Degas conductivity

Last updated October 04, 2023

Degas conductivity is used as an indicator of water quality in the water/steam cycle of power stations. Excessive conductivity values often indicate high corrosion potential, especially with certain ions such as chloride and acetate ions. These can be particularly damaging to the blades in the steam turbine. Degas conductivity is measured after the water sample has flowed through a resin and has had carbon dioxide removed by a degassing process. Specific conductivity and Cation conductivity are the other main types of measurement.

Application of conductivity in steam analysis

Conductivity measurements in the water/steam cycle of power stations are commonly used as indicators of the quality of the water used in the process. Excessive conductivity values often indicate a high corrosion potential, especially in the case of certain ions such as chloride and acetate ions. These can be particularly damaging to the blades in the steam turbine.

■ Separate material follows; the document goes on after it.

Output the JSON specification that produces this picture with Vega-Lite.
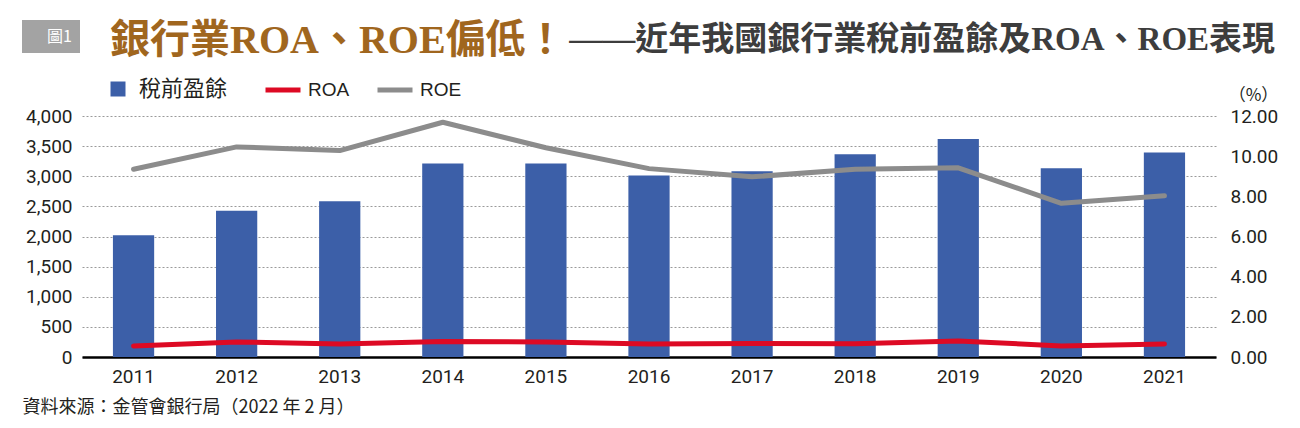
{
  "$schema": "https://vega.github.io/schema/vega-lite/v6.json",
  "width": 1134,
  "height": 241,
  "autosize": {"type": "none"},
  "padding": {"left": 82, "top": 116, "right": 84, "bottom": 71},
  "background": "white",
  "title": {
    "text": "銀行業ROA、ROE偏低！",
    "subtitle": "\u200b\u3000\u3000\u3000\u3000\u3000\u3000\u3000\u3000\u3000\u3000\u3000\u3000\u3000\u2002\u2005\u2006——近年我國銀行業稅前盈餘及ROA、ROE表現",
    "anchor": "start",
    "frame": "group",
    "dx": 28,
    "font": "Liberation Serif, Noto Sans CJK TC",
    "fontSize": 40,
    "fontWeight": "bold",
    "color": "#a0661e",
    "subtitleFont": "Liberation Serif, Noto Sans CJK TC",
    "subtitleFontSize": 33,
    "subtitleFontWeight": "bold",
    "subtitleColor": "#3d3d3d",
    "subtitlePadding": -37,
    "offset": -41
  },
  "data": {
    "values": [
      {"year": "2011", "profit": 2020, "ROA": 0.55, "ROE": 9.35},
      {"year": "2012", "profit": 2427, "ROA": 0.75, "ROE": 10.46},
      {"year": "2013", "profit": 2583, "ROA": 0.65, "ROE": 10.28},
      {"year": "2014", "profit": 3212, "ROA": 0.77, "ROE": 11.69},
      {"year": "2015", "profit": 3212, "ROA": 0.75, "ROE": 10.42},
      {"year": "2016", "profit": 3013, "ROA": 0.65, "ROE": 9.38},
      {"year": "2017", "profit": 3084, "ROA": 0.67, "ROE": 8.97},
      {"year": "2018", "profit": 3366, "ROA": 0.66, "ROE": 9.35},
      {"year": "2019", "profit": 3619, "ROA": 0.8, "ROE": 9.42},
      {"year": "2020", "profit": 3134, "ROA": 0.55, "ROE": 7.65},
      {"year": "2021", "profit": 3394, "ROA": 0.65, "ROE": 8.03}
    ]
  },
  "encoding": {
    "x": {
      "field": "year",
      "type": "ordinal",
      "scale": {"type": "band", "paddingInner": 0.6, "paddingOuter": 0.3},
      "axis": {
        "title": "資料來源：金管會銀行局（2022 年 2 月）",
        "titleFont": "Noto Sans CJK TC",
        "titleFontSize": 18,
        "titleFontWeight": "normal",
        "titleColor": "#231f20",
        "titleAnchor": null,
        "titleAlign": "left",
        "titleBaseline": "alphabetic",
        "titleX": -60,
        "titleY": 55,
        "labelAngle": 0,
        "labelFont": "Roboto",
        "labelFontSize": 19,
        "labelColor": "#231f20",
        "labelPadding": 10,
        "ticks": false,
        "domainColor": "#000000",
        "domainWidth": 2.5,
        "grid": false
      }
    }
  },
  "layer": [
    {
      "mark": {"type": "bar"},
      "encoding": {
        "y": {
          "field": "profit",
          "type": "quantitative",
          "scale": {"domain": [0, 4000], "nice": false},
          "axis": {
            "title": null,
            "orient": "left",
            "values": [0, 500, 1000, 1500, 2000, 2500, 3000, 3500, 4000],
            "format": ",.0f",
            "labelFont": "Roboto",
            "labelFontSize": 19,
            "labelColor": "#231f20",
            "labelPadding": 10,
            "ticks": false,
            "domain": false,
            "grid": true,
            "gridColor": "#9a9a9a",
            "gridDash": [2, 2],
            "gridWidth": 1
          }
        },
        "fill": {
          "datum": "稅前盈餘",
          "type": "nominal",
          "scale": {"domain": ["稅前盈餘"], "range": ["#3c5fa8"]},
          "legend": {
            "orient": "none",
            "legendX": 25,
            "legendY": -38,
            "title": null,
            "padding": 0,
            "symbolType": "square",
            "symbolSize": 225,
            "symbolStrokeWidth": 0,
            "labelOffset": 10,
            "labelFont": "Noto Sans CJK TC",
            "labelFontSize": 22,
            "labelColor": "#231f20"
          }
        },
        "opacity": {
          "datum": "圖1",
          "type": "ordinal",
          "scale": {"domain": ["圖1"], "range": [1]},
          "legend": {
            "orient": "none",
            "legendX": -60,
            "legendY": -96,
            "title": null,
            "padding": 8,
            "fillColor": "#a3a3a3",
            "symbolType": "M0,0Z",
            "symbolSize": 289,
            "symbolStrokeWidth": 0,
            "symbolFillColor": "#a3a3a3",
            "labelOffset": 0,
            "labelFont": "Noto Sans CJK TC",
            "labelFontSize": 16,
            "labelColor": "#ffffff"
          }
        }
      }
    },
    {
      "transform": [{"fold": ["ROE", "ROA"], "as": ["metric", "pct"]}],
      "mark": {"type": "line", "strokeWidth": 5, "strokeCap": "round", "strokeJoin": "round"},
      "encoding": {
        "y": {
          "field": "pct",
          "type": "quantitative",
          "scale": {"domain": [0, 12], "nice": false},
          "axis": {
            "orient": "right",
            "title": "（%）",
            "titleFont": "Noto Sans CJK TC",
            "titleFontSize": 17,
            "titleFontWeight": "normal",
            "titleColor": "#231f20",
            "titleAngle": 0,
            "titleAnchor": null,
            "titleAlign": "center",
            "titleBaseline": "alphabetic",
            "titleX": 37,
            "titleY": -16,
            "values": [0, 2, 4, 6, 8, 10, 12],
            "format": ".2f",
            "labelFont": "Roboto",
            "labelFontSize": 19,
            "labelColor": "#231f20",
            "labelPadding": 14,
            "ticks": false,
            "domain": false,
            "grid": false
          }
        },
        "stroke": {
          "field": "metric",
          "type": "nominal",
          "scale": {"domain": ["ROA", "ROE"], "range": ["#dd0a24", "#8c8c8c"]},
          "legend": {
            "orient": "none",
            "legendX": 181,
            "legendY": -46,
            "direction": "horizontal",
            "title": null,
            "padding": 0,
            "symbolType": "stroke",
            "symbolSize": 1225,
            "symbolStrokeWidth": 5,
            "labelOffset": 5,
            "columnPadding": 17,
            "labelFont": "Liberation Sans",
            "labelFontSize": 19,
            "labelColor": "#231f20"
          }
        },
        "order": {"field": "metric", "sort": "descending"}
      }
    }
  ],
  "resolve": {"scale": {"y": "independent"}},
  "config": {
    "view": {"stroke": null}
  }
}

Typically, there are three major types of conductivity measurements used:

Specific conductivity, a measurement that indicates the total dissolved solids in an aqueous solution
Cation conductivity, a measurement taken after the water sample has flowed through a resin bed (known as a cation exchanger)
Degas conductivity, a measurement taken after the water sample has flowed through a resin and has had carbon dioxide removed by a degassing process

Generally, degas conductivity is measured from condensed and cooled samples of primary steam. It may also be relevant for analyzing condensate return, especially in cases where the condensate is returned from a separate plant that used the steam in another process.

Above three conductivity measurement gives one of the most robust measurement. Also with three measurement it is possible to calculate:

(1) pH of condensate/ Steam and Boiler feed water. (Refer VGB-S-010-T-00;2011-12.EN-ebook )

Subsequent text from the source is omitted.